>> Start Data lines

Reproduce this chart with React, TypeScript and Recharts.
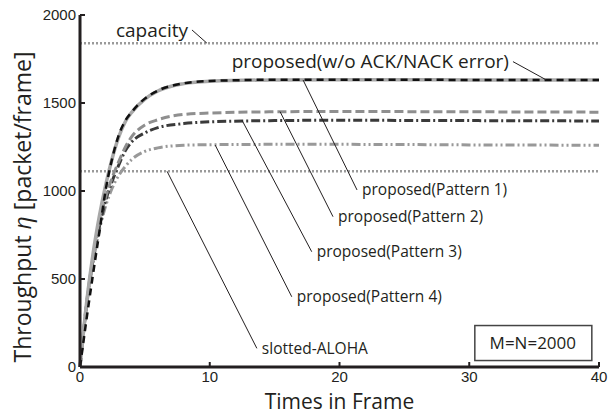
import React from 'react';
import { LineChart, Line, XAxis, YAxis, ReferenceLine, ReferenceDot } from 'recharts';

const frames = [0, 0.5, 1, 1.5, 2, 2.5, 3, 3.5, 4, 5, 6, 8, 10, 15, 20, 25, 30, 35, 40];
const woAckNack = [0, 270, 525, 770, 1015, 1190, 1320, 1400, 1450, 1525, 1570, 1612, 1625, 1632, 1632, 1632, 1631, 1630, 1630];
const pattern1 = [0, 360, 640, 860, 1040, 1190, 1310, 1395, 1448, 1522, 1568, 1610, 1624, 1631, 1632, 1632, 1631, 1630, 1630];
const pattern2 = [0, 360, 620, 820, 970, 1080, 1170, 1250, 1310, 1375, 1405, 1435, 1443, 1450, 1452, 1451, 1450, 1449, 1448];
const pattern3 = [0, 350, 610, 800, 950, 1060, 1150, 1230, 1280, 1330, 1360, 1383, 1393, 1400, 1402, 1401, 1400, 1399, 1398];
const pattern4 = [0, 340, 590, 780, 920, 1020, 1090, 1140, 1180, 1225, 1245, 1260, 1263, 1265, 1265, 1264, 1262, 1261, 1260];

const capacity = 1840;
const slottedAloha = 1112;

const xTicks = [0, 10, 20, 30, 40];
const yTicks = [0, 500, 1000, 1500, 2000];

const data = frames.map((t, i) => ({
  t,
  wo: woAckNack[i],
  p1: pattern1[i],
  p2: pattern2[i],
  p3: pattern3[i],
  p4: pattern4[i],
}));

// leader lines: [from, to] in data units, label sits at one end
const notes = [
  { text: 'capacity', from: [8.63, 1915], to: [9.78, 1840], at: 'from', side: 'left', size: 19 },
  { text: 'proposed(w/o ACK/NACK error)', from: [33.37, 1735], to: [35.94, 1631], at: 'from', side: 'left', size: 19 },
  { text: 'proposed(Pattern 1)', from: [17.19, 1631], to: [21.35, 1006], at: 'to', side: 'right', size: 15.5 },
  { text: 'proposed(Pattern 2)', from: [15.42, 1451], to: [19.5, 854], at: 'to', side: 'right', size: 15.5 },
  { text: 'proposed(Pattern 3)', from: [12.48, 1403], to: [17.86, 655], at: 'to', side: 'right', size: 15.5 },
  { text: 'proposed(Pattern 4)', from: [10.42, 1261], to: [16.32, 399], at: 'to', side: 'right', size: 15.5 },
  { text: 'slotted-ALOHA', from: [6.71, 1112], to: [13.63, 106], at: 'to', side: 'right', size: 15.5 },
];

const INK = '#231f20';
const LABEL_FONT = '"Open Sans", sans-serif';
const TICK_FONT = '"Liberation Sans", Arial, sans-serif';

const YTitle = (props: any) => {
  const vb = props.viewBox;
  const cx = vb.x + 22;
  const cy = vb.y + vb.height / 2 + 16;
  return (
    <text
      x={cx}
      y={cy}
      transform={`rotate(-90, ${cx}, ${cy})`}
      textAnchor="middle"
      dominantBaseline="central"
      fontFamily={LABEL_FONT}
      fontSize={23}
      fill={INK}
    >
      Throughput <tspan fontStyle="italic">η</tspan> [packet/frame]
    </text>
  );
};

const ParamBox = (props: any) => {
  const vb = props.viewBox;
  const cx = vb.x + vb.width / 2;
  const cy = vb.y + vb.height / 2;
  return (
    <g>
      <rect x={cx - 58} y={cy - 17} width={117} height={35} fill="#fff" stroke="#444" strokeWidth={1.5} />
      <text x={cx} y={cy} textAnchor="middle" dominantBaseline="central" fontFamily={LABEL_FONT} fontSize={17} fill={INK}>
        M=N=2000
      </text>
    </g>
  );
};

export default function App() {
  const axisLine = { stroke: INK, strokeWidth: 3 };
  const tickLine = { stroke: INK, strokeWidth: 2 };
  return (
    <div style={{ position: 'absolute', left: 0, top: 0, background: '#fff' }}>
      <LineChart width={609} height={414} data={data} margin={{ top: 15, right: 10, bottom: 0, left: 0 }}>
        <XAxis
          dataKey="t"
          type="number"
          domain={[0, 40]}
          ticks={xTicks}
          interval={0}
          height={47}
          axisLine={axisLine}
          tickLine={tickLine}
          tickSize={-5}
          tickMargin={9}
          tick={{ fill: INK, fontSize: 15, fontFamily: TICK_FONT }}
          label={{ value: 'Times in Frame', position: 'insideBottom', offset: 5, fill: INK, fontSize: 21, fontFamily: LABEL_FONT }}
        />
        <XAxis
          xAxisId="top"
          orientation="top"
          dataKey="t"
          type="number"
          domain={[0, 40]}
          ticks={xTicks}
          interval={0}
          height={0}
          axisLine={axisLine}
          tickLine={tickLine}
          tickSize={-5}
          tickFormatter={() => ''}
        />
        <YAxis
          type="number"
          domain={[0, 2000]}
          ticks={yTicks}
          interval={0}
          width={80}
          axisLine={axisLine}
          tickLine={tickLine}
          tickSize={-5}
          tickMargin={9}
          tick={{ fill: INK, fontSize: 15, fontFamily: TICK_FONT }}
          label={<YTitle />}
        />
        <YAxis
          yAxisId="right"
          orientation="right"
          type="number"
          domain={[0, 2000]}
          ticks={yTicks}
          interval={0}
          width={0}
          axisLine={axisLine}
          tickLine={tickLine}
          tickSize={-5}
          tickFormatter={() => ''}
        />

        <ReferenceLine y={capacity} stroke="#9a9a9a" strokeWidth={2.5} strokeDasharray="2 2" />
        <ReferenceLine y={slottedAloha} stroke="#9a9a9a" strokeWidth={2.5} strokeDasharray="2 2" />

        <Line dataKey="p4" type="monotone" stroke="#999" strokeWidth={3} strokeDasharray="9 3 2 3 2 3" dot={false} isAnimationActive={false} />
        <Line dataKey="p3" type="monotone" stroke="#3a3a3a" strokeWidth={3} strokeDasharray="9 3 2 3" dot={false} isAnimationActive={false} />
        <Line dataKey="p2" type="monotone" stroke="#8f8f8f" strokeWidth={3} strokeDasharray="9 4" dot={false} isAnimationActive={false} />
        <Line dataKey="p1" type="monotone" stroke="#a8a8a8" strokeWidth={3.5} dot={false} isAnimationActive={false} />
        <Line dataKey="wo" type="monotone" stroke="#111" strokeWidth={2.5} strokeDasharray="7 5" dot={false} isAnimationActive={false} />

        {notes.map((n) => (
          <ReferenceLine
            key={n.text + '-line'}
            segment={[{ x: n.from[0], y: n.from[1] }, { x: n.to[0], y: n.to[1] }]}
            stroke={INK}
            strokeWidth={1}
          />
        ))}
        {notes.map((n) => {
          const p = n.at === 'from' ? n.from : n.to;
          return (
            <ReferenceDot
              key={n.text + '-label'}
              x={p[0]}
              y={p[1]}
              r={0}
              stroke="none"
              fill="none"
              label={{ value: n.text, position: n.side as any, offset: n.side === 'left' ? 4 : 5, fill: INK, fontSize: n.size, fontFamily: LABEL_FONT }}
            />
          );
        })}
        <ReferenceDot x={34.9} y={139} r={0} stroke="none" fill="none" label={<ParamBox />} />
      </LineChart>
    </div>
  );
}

>> End Data lines

Your objective: Transcribe the opening line of the listing above, please, and every line after it through the line with "YAxis, ReferenceLine, ReferenceDot", word for word, without pictures.

Solution for this problem:
Reproduce this chart with React, TypeScript and Recharts.
import React from 'react';
import { LineChart, Line, XAxis, YAxis, ReferenceLine, ReferenceDot } from 'recharts';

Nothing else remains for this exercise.